Part of a data file
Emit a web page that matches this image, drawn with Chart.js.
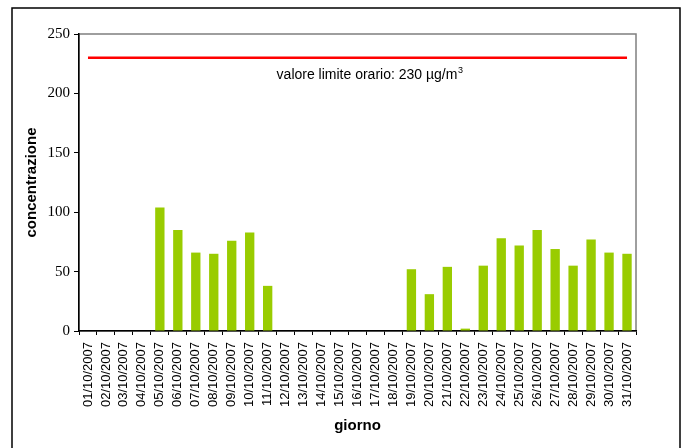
<!DOCTYPE html>
<html>
<head>
<meta charset="utf-8">
<script src="https://cdn.jsdelivr.net/npm/chart.js@4"></script>
<style>
  html, body { margin: 0; padding: 0; background: #fff; }
  #wrap { width: 686px; height: 448px; position: relative; }
</style>
</head>
<body>
<div id="wrap"><canvas id="c" width="686" height="448"></canvas></div>
<script>
const categories = [
  "01/10/2007","02/10/2007","03/10/2007","04/10/2007","05/10/2007","06/10/2007",
  "07/10/2007","08/10/2007","09/10/2007","10/10/2007","11/10/2007","12/10/2007",
  "13/10/2007","14/10/2007","15/10/2007","16/10/2007","17/10/2007","18/10/2007",
  "19/10/2007","20/10/2007","21/10/2007","22/10/2007","23/10/2007","24/10/2007",
  "25/10/2007","26/10/2007","27/10/2007","28/10/2007","29/10/2007","30/10/2007",
  "31/10/2007"
];
const concentrazione = [
  null, null, null, null, 104, 85,
  66, 65, 76, 83, 38, null,
  null, null, null, null, null, null,
  52, 31, 54, 2, 55, 78,
  72, 85, 69, 55, 77, 66,
  65
];
const LIMIT = 230;
const limitLabel = "valore limite orario: 230 µg/m";
const limitLabelSup = "3";
const yTicks = [0, 50, 100, 150, 200, 250];

const framePlugin = {
  id: 'frame',
  beforeDraw(chart) {
    const ctx = chart.ctx;
    const a = chart.chartArea;
    ctx.save();
    ctx.fillStyle = '#ffffff';
    ctx.fillRect(0, 0, chart.width, chart.height);
    ctx.strokeStyle = '#000000';
    ctx.lineWidth = 1.5;
    ctx.strokeRect(12, 8, 668, 470);
    ctx.strokeStyle = '#7f7f7f';
    ctx.lineWidth = 1.5;
    ctx.strokeRect(a.left, a.top, a.right - a.left, a.bottom - a.top);
    ctx.restore();
  },
  afterDatasetsDraw(chart) {
    const ctx = chart.ctx;
    const ys = chart.scales.y;
    const a = chart.chartArea;
    const yLine = ys.getPixelForValue(LIMIT);
    ctx.save();
    ctx.fillStyle = '#000000';
    ctx.textBaseline = 'alphabetic';
    ctx.textAlign = 'left';
    ctx.font = '14px "Liberation Sans", Arial, sans-serif';
    const w = ctx.measureText(limitLabel).width;
    ctx.font = '9px "Liberation Sans", Arial, sans-serif';
    const ws = ctx.measureText(limitLabelSup).width;
    const cx = (a.left + a.right) / 2 + 12;
    const x0 = cx - (w + ws) / 2;
    const base = yLine + 21;
    ctx.font = '14px "Liberation Sans", Arial, sans-serif';
    ctx.fillText(limitLabel, x0, base);
    ctx.font = '9px "Liberation Sans", Arial, sans-serif';
    ctx.fillText(limitLabelSup, x0 + w + 0.5, base - 6);
    ctx.restore();
  }
};

new Chart(document.getElementById('c'), {
  type: 'bar',
  data: {
    labels: categories,
    datasets: [
      {
        type: 'bar',
        label: 'concentrazione',
        data: concentrazione,
        backgroundColor: '#99CC00',
        borderWidth: 0,
        categoryPercentage: 1.0,
        barPercentage: 0.52,
        order: 2
      },
      {
        type: 'line',
        label: 'valore limite',
        data: [{x: categories[0], y: LIMIT}, {x: categories[categories.length - 1], y: LIMIT}],
        borderColor: '#FF0000',
        borderWidth: 2.5,
        pointRadius: 0,
        fill: false,
        order: 1
      }
    ]
  },
  options: {
    responsive: false,
    animation: false,
    devicePixelRatio: 1,
    layout: { padding: { left: 0, top: 34, right: 50, bottom: 0 } },
    plugins: {
      legend: { display: false },
      title: { display: false },
      tooltip: { enabled: false }
    },
    scales: {
      x: {
        type: 'category',
        offset: true,
        afterFit(scale) { scale.height = 117; },
        grid: {
          display: true,
          offset: true,
          drawOnChartArea: false,
          drawTicks: true,
          tickLength: 4,
          tickColor: '#000000',
          tickWidth: 1
        },
        border: { display: true, color: '#000000', width: 1.5 },
        ticks: {
          autoSkip: false,
          maxRotation: 90,
          minRotation: 90,
          padding: 7,
          color: '#000000',
          font: { family: '"Liberation Sans", Arial, sans-serif', size: 13 }
        },
        title: {
          display: true,
          text: 'giorno',
          color: '#000000',
          font: { family: '"Liberation Sans", Arial, sans-serif', size: 15, weight: 'bold' },
          padding: { top: 0, bottom: 13 }
        }
      },
      y: {
        min: 0,
        max: 250,
        afterFit(scale) { scale.width = 79; },
        afterBuildTicks(scale) { scale.ticks = yTicks.map(v => ({ value: v })); },
        grid: {
          display: true,
          drawOnChartArea: false,
          drawTicks: true,
          tickLength: 5,
          tickColor: '#000000',
          tickWidth: 1
        },
        border: { display: true, color: '#000000', width: 1.5 },
        ticks: {
          padding: 4,
          color: '#000000',
          font: { family: '"Liberation Serif", "Times New Roman", serif', size: 15 }
        },
        title: {
          display: true,
          text: 'concentrazione',
          color: '#000000',
          font: { family: '"Liberation Sans", Arial, sans-serif', size: 15, weight: 'bold' },
          padding: { top: 22.5, bottom: 0 }
        }
      }
    }
  },
  plugins: [framePlugin]
});
</script>
</body>
</html>
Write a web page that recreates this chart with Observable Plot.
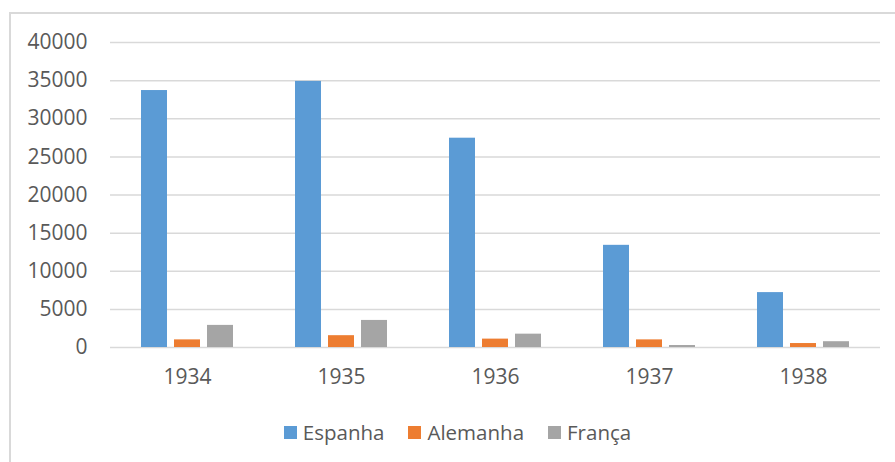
<!DOCTYPE html>
<html>
<head>
<meta charset="utf-8">
<script src="https://cdn.jsdelivr.net/npm/d3@7"></script>
<script src="https://cdn.jsdelivr.net/npm/@observablehq/plot@0.6"></script>
<style>
  html, body { margin: 0; padding: 0; background: #fff; }
  #wrap { position: relative; width: 895px; height: 462px; overflow: hidden; font-family: "Open Sans", sans-serif; }
  #frame { position: absolute; left: 9px; top: 12px; width: 900px; height: 460px;
           border-left: 2px solid #d9d9d9; border-top: 2px solid #d9d9d9; box-sizing: border-box; }
  #chart { position: absolute; left: 0; top: 0; }
  #legend { position: absolute; left: 10px; width: 895px; top: 418px; display: flex; justify-content: center;
            gap: 24px; color: #595959; font-size: 20.5px; line-height: 28px; }
  .item { display: flex; align-items: center; gap: 6px; }
  .sw { width: 13px; height: 13px; display: inline-block; }
</style>
</head>
<body>
<div id="wrap">
  <div id="frame"></div>
  <div id="chart"></div>
  <div id="legend"></div>
</div>
<script>
// Years on the category axis and the three countries compared
const years = ["1934", "1935", "1936", "1937", "1938"];
const series = ["Espanha", "Alemanha", "França"];
const colors = ["#5B9BD5", "#ED7D31", "#A5A5A5"];

// Values per country, one per year
const espanha = [33700, 34900, 27450, 13400, 7200];
const alemanha = [1000, 1550, 1100, 1000, 520];
const franca = [2900, 3550, 1750, 260, 760];

const yTicks = [0, 5000, 10000, 15000, 20000, 25000, 30000, 35000, 40000];

const valuesBySeries = [espanha, alemanha, franca];
const rows = [];
years.forEach((year, i) => {
  series.forEach((s, j) => rows.push({year, serie: s, value: valuesBySeries[j][i]}));
});

const chart = Plot.plot({
  width: 895,
  height: 400,
  marginTop: 42,
  marginBottom: 53,
  marginLeft: 110,
  marginRight: 15,
  style: {fontFamily: "Open Sans, sans-serif", fontSize: "21px", color: "#595959", background: "transparent"},
  fx: {domain: years, padding: 0, label: null},
  x: {domain: series, paddingInner: 0.206, paddingOuter: 0.868, axis: null},
  y: {domain: [0, 40000], label: null},
  color: {domain: series, range: colors},
  marks: [
    Plot.gridY(yTicks, {stroke: "#d9d9d9", strokeOpacity: 1, strokeWidth: 1.5}),
    Plot.axisY(yTicks, {tickSize: 0, tickPadding: 23, tickFormat: d => String(d), fill: "#595959", fontSize: 21}),
    Plot.axisFx({anchor: "bottom", tickSize: 0, tickPadding: 22, fill: "#595959", fontSize: 21, label: null}),
    Plot.barY(rows, {fx: "year", x: "serie", y: "value", fill: "serie"})
  ]
});
document.getElementById("chart").appendChild(chart);

// Legend below the plot
const legend = document.getElementById("legend");
series.forEach((s, j) => {
  const item = document.createElement("div");
  item.className = "item";
  const sw = document.createElement("span");
  sw.className = "sw";
  sw.style.background = colors[j];
  const label = document.createElement("span");
  label.textContent = s;
  item.appendChild(sw);
  item.appendChild(label);
  legend.appendChild(item);
});
</script>
</body>
</html>
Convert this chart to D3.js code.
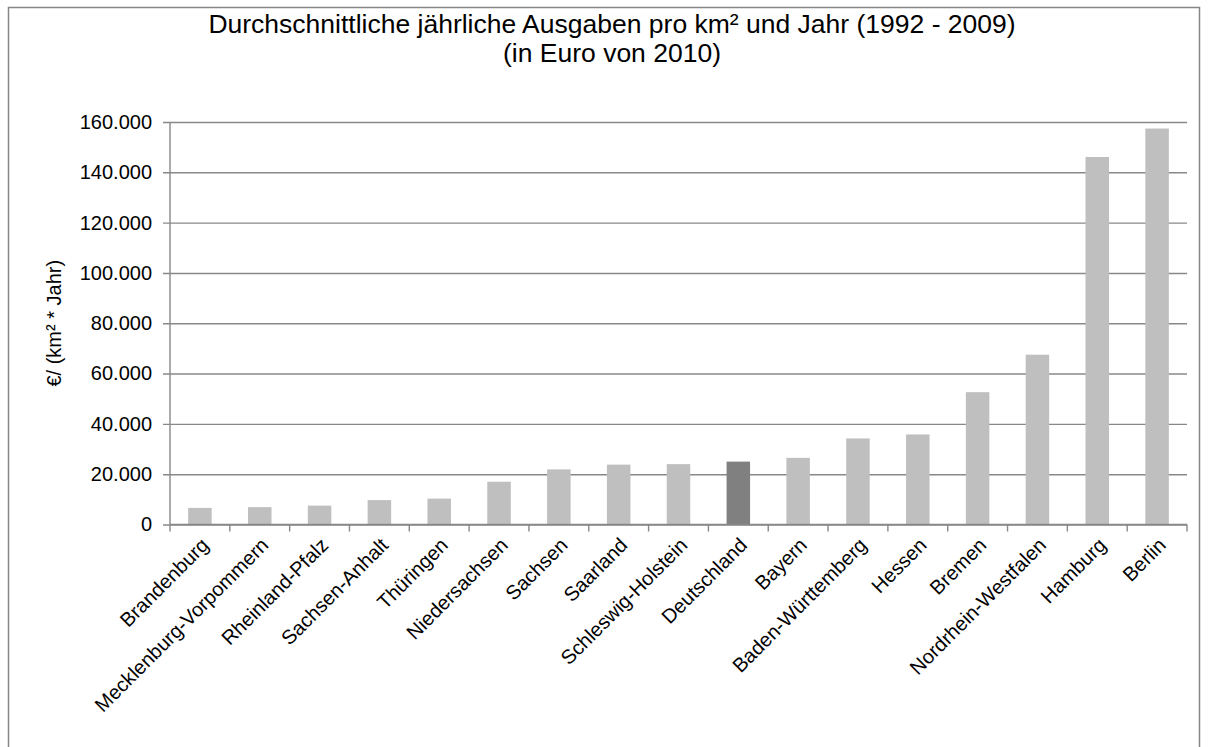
<!DOCTYPE html>
<html>
<head>
<meta charset="utf-8">
<script src="https://cdn.jsdelivr.net/npm/d3@7"></script>
<style>
  body { margin: 0; background: #fff; }
  svg { display: block; font-family: Arial, "Liberation Sans", sans-serif; }
</style>
</head>
<body>
<svg id="chart" width="1208" height="747"></svg>
<script>
// Durchschnittliche jaehrliche Ausgaben pro km2, sortiert
const laender = [
  "Brandenburg", "Mecklenburg-Vorpommern", "Rheinland-Pfalz", "Sachsen-Anhalt",
  "Thüringen", "Niedersachsen", "Sachsen", "Saarland", "Schleswig-Holstein",
  "Deutschland", "Bayern", "Baden-Württemberg", "Hessen", "Bremen",
  "Nordrhein-Westfalen", "Hamburg", "Berlin"
];
const ausgaben = [
  6600, 6900, 7500, 9700, 10300, 17000, 21900, 23800, 24000,
  25000, 26500, 34200, 35800, 52600, 67500, 146100, 157400
];
const yTicks = [0, 20000, 40000, 60000, 80000, 100000, 120000, 140000, 160000];
const highlight = "Deutschland";

const titleLines = [
  "Durchschnittliche jährliche Ausgaben pro km² und Jahr (1992 - 2009)",
  "(in Euro von 2010)"
];
const yLabel = "€/ (km² * Jahr)";

const width = 1208, height = 747;
const margin = { top: 122, right: 21, bottom: 222.5, left: 170 };

const svg = d3.select("#chart");

const de = d3.formatLocale({ decimal: ",", thousands: ".", grouping: [3], currency: ["", " €"] });
const fmt = de.format(",");

const data = laender.map((name, i) => ({ name, value: ausgaben[i] }));

const x = d3.scaleBand()
  .domain(laender)
  .range([margin.left, width - margin.right])
  .paddingInner(0.607)
  .paddingOuter(0.3035);

const y = d3.scaleLinear()
  .domain([0, 160000])
  .range([height - margin.bottom, margin.top]);

// outer frame
svg.append("rect")
  .attr("x", 8.5).attr("y", 7.5)
  .attr("width", 1191).attr("height", 760)
  .attr("fill", "none")
  .attr("stroke", "#868686")
  .attr("stroke-width", 1.5);

// gridlines + y axis
const yAxis = d3.axisLeft(y)
  .tickValues(yTicks)
  .tickSize(-(width - margin.right - margin.left))
  .tickPadding(18)
  .tickFormat(fmt);

svg.append("g")
  .attr("transform", `translate(${margin.left},0)`)
  .call(yAxis)
  .call(g => g.select(".domain").remove())
  .call(g => g.selectAll(".tick line")
    .attr("x1", -7)
    .attr("stroke", "#888")
    .attr("stroke-width", 1.4))
  .call(g => g.selectAll(".tick text")
    .attr("font-size", 20)
    .attr("fill", "#000"));

// bars
svg.append("g")
  .selectAll("rect")
  .data(data)
  .join("rect")
  .attr("x", d => x(d.name))
  .attr("y", d => y(d.value))
  .attr("width", x.bandwidth())
  .attr("height", d => y(0) - y(d.value))
  .attr("fill", d => d.name === highlight ? "#808080" : "#bfbfbf");

// y axis line
svg.append("line")
  .attr("x1", margin.left).attr("x2", margin.left)
  .attr("y1", margin.top).attr("y2", y(0))
  .attr("stroke", "#888").attr("stroke-width", 1.4);

// x axis
const step = x.step();
const edges = d3.range(laender.length + 1).map(i => margin.left + i * step);

const xg = svg.append("g");
xg.append("line")
  .attr("x1", margin.left).attr("x2", width - margin.right)
  .attr("y1", y(0)).attr("y2", y(0))
  .attr("stroke", "#888").attr("stroke-width", 1.4);
xg.selectAll(".tk")
  .data(edges)
  .join("line")
  .attr("class", "tk")
  .attr("x1", d => d).attr("x2", d => d)
  .attr("y1", y(0)).attr("y2", y(0) + 7)
  .attr("stroke", "#888").attr("stroke-width", 1.4);

xg.selectAll("text")
  .data(laender)
  .join("text")
  .attr("transform", d => `translate(${x(d) + x.bandwidth() / 2 + 10},${y(0) + 22}) rotate(-45)`)
  .attr("text-anchor", "end")
  .attr("font-size", 20)
  .attr("fill", "#000")
  .text(d => d);

// y axis title
svg.append("text")
  .attr("transform", `translate(61,${(margin.top + y(0)) / 2}) rotate(-90)`)
  .attr("text-anchor", "middle")
  .attr("font-size", 20)
  .attr("fill", "#000")
  .text(yLabel);

// chart title
svg.append("g")
  .selectAll("text")
  .data(titleLines)
  .join("text")
  .attr("x", 612)
  .attr("y", (d, i) => 33 + i * 29)
  .attr("text-anchor", "middle")
  .attr("font-size", 26.5)
  .attr("fill", "#000")
  .text(d => d);
</script>
</body>
</html>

Directive => Look for the word "with" in every line of the listing and copy the lines that have it.

Expected answer =>
Emit a web page that matches this image, drawn with Chart.js.
Write a web page that recreates this chart with Observable Plot.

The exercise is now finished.